The question in the title is one I’m asked quite frequently. Unfortunately, I never feel that I’m able to give a satisfactory answer. Easy-to-follow instructions like, “invest 10% of your income” are popular, but I think they’re rather problematic.
The amount you should invest per year depends significantly on your plans and circumstances. To get even a ballpark figure, there’s a whole list of questions that need to be answered.
How Much Will You Need (per year) in Retirement?
- How will your retirement spending compare to your pre-retirement spending?
- Will you have a pension?
- Will there be a stage of semi-retirement during which you’ll have income from a job or business?
The more you expect to spend in retirement, and the less of that spending that will be satisfied via wages or a pension, the more you need to save now.

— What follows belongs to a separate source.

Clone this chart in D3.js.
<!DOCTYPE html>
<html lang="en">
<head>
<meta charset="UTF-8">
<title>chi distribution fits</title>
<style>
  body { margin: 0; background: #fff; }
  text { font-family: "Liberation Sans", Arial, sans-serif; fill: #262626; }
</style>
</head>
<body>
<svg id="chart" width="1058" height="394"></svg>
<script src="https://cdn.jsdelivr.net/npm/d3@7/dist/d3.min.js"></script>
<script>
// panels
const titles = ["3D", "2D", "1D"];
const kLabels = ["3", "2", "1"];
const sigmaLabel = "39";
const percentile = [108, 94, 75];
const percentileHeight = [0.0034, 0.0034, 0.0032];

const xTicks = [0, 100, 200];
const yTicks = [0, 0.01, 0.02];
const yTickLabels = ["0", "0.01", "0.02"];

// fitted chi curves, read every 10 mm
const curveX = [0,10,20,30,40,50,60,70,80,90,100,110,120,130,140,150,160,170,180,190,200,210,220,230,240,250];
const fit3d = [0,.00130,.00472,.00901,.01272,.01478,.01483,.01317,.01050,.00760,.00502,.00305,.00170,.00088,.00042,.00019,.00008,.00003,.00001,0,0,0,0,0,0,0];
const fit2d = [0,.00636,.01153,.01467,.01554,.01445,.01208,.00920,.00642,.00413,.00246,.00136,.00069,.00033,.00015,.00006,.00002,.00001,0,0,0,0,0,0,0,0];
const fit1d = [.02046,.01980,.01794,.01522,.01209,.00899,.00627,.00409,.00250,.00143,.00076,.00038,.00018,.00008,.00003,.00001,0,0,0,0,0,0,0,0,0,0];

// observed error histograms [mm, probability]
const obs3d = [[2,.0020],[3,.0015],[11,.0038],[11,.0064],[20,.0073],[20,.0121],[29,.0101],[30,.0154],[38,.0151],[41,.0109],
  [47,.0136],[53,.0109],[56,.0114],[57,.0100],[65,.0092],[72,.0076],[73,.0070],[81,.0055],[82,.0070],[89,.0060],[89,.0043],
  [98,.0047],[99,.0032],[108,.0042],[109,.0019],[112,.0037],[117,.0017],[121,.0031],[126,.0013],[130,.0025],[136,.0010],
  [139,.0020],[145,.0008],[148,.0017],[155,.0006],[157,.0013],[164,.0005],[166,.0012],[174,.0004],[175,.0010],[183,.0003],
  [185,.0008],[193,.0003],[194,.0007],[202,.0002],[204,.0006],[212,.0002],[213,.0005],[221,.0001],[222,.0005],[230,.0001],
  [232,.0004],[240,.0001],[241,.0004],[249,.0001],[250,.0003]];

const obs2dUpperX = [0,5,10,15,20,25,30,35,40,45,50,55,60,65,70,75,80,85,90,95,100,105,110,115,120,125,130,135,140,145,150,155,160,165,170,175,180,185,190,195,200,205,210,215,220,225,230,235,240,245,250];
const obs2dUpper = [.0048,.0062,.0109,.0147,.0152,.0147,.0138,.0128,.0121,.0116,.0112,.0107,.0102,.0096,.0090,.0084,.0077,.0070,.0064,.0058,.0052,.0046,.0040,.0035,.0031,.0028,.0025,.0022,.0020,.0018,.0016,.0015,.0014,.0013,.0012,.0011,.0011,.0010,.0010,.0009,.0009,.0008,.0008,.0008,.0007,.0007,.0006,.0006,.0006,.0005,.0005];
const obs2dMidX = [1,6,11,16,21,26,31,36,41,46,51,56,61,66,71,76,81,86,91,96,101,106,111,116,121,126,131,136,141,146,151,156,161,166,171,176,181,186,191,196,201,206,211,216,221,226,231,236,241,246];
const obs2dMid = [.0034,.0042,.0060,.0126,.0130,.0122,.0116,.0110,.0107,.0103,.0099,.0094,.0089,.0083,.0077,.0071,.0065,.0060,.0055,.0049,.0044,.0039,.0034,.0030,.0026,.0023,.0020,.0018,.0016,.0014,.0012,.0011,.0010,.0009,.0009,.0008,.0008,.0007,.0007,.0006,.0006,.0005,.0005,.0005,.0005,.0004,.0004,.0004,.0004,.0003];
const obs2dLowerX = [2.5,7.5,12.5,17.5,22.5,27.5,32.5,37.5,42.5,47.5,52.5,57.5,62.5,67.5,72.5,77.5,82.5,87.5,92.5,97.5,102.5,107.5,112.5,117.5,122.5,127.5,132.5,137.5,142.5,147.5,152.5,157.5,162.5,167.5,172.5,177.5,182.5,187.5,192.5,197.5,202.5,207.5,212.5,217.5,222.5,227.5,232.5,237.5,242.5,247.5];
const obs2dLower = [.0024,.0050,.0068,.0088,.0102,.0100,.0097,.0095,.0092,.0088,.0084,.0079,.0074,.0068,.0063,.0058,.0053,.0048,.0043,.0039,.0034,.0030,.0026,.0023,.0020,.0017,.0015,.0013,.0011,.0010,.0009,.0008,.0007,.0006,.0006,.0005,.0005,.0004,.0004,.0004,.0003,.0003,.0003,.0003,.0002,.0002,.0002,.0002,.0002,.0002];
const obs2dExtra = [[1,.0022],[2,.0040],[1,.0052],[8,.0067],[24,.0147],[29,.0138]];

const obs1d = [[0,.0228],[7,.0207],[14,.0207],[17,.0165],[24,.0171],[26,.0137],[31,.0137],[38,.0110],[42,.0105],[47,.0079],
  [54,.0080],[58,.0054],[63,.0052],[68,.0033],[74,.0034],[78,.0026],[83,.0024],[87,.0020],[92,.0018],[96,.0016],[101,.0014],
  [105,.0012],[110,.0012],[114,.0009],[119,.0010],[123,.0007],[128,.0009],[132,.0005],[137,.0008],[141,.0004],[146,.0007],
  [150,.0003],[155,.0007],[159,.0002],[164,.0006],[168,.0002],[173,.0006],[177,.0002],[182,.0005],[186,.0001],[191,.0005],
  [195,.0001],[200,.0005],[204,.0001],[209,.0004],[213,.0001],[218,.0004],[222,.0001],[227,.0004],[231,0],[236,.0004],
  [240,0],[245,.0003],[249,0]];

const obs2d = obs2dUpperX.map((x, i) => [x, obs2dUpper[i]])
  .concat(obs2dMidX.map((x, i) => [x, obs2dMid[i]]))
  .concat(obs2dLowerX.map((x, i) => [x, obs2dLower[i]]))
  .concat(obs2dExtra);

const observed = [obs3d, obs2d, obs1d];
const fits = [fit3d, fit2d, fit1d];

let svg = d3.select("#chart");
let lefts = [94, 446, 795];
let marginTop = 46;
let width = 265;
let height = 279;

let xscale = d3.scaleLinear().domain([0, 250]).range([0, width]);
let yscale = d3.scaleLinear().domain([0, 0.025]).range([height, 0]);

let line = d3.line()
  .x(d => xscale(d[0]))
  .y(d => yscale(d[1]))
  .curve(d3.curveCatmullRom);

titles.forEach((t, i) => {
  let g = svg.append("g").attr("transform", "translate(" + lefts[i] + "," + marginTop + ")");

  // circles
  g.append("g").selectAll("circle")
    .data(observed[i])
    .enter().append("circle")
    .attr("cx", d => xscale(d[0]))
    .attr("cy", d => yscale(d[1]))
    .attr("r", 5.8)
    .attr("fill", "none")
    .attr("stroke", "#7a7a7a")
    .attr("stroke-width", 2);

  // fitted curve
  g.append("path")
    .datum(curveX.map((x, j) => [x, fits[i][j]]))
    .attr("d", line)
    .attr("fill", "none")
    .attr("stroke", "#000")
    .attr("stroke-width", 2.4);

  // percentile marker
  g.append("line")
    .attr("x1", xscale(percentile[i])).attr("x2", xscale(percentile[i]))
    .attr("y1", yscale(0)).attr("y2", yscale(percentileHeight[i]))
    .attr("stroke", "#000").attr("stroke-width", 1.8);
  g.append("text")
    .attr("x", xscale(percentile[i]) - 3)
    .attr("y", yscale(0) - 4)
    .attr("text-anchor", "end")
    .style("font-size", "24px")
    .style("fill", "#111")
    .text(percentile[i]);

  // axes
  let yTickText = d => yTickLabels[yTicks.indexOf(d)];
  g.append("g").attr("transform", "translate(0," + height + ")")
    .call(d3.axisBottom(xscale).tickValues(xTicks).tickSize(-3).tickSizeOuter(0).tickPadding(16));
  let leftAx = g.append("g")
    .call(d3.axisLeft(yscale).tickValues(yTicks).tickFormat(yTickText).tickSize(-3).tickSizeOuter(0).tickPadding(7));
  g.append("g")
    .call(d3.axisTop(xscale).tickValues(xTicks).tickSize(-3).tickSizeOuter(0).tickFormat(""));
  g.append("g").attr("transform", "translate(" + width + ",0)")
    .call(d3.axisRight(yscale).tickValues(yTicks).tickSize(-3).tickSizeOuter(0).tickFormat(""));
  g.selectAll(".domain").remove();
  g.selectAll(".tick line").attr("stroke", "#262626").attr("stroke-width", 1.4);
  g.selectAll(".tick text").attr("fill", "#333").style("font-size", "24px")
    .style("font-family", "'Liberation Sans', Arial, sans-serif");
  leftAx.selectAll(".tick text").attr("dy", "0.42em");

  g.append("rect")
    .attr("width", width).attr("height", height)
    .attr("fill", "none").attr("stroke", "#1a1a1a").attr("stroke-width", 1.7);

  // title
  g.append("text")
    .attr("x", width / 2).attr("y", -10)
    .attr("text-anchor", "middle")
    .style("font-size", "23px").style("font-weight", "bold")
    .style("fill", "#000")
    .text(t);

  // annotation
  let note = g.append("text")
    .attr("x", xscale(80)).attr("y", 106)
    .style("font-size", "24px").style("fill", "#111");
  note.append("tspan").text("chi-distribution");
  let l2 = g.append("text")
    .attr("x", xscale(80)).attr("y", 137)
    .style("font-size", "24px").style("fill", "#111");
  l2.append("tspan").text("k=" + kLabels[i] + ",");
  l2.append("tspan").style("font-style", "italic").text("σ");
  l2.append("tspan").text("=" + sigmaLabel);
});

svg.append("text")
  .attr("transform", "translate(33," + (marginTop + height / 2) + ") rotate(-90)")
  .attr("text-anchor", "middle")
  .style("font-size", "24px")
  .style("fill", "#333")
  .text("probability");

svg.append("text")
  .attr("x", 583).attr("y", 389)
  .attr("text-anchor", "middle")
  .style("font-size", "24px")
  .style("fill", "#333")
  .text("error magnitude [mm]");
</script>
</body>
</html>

How Much Will You Need (in total) to Retire?
- At what age do you expect to retire?
- How much of your portfolio are you willing to annuitize?
- Is it important to you to leave money to your heirs?
The longer your expected retirement, the more money you need saved, and the fewer working years you have to reach that level of savings–meaning you need to save significantly more per year.
Working in the other direction, the less you care about leaving money to heirs, and the more of your portfolio you’re willing to annuitize, the less money you’ll need saved before you can retire (and, therefore, the less you have to save each year).
How Many Years Do You Have to Save?
- When did you start investing?
- Did you (or do you expect to) take any years off to have/care for children?
For example: Investor A gets a full-time job at age 22 and works straight through to age 65. Investor B gets a full-time job at age 25, doesn’t start saving until age 28, takes 6 years off from 30 to 35 to have/care for children, then works from 37-60, at which point he/she retires.
Investor A has 43 years of saving. Investor B has 26 years of saving. In order to finance the same level of retirement spending, Investor B will have to save significantly more per year than Investor A.
A Better Approach
Rules of thumb that ignore all of the above person-specific circumstances will, by definition, lead some investors to dramatically under-save and others to dramatically over-save.
Instead, I’d suggest working your way one-by-one through the following questions:
- How much do I expect to spend each year in retirement?
- How much of that spending will have to be financed by savings (rather than Social Security, pension, part-time job, etc.)?
- How much (total) savings will I need in order to finance that level of spending?
- Given how many years I expect to be saving, how much must I save per year to reach that level of savings?